China and Japan should chose cooperation when facing friction, said Zhao Qizheng, director of the Foreign Affairs Committee of the Chinese People's Political Consultative Conference on Sunday.
During a the welcome dinner for the eighth Beijing-Tokyo Forum, sponsored by China Daily and Genron NPO, a Japanese non-profit organization, Zhao presented a traditional Chinese painting, themed on helping each other overcome difficulties, to Yasushi Akashi, former Under Secretary General of the United Nations.
The painting titled "Wu and Yue in the same boat" was brought especially by Zhao from Shanghai, aimed at adding some warmth to the forum atmosphere given China-Japan relations experienced a little coldness in the first half of 2012.
Zhao explained that though the title tells a story initially recorded in The Art of War, an ancient Chinese military treatise attributed to Sun Tzu, the story's core idea stressed friendship instead of war.
During the Warring States Period (475-221 BC) in ancient China, Wu and Yue were two enemy states and their people were also hostile to each other.
One day, there were more than 10 people from Wu and Yue states boarding a boat to cross a river and they encountered a storm.
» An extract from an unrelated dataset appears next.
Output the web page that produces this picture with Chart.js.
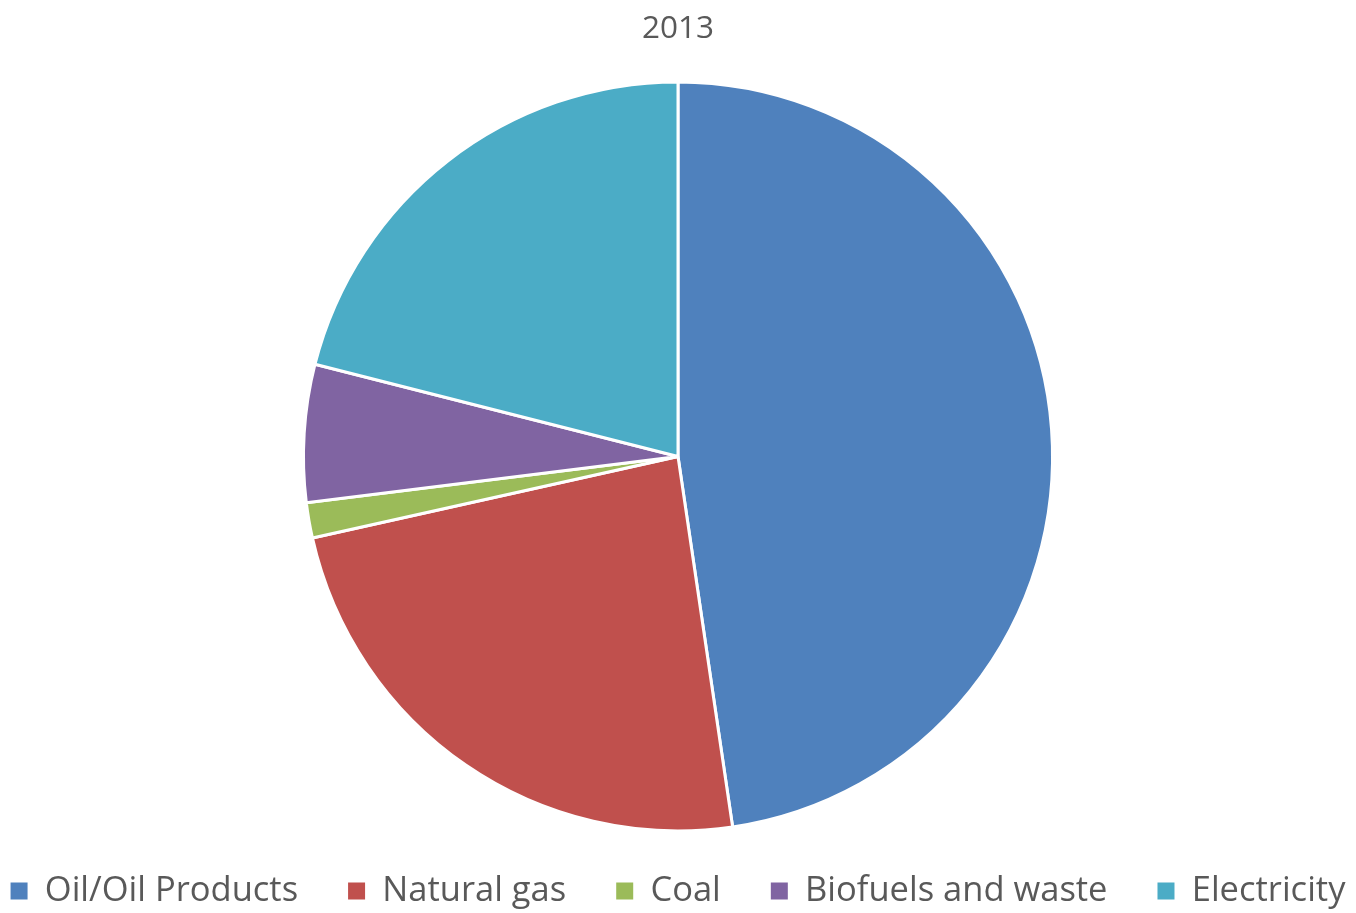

Confronted with such a situation, they chose to cooperate with each other to fight the storm in order to survive. Finally, the storm passed and they safely arrived at the other side of the river.
Through their joint cooperation to fight the storm together, they discarded the bilateral hostility and later became friends.
"Now there is no big war in the world, but with a lot of stormy waves, which can be occasionally seen in the areas of the Pacific Ocean, Yellow Sea and Sea of Japan," said Zhao.
"What China and Japan should do? I think we should follow the path of Wu and Yue people on that boat," Zhao added.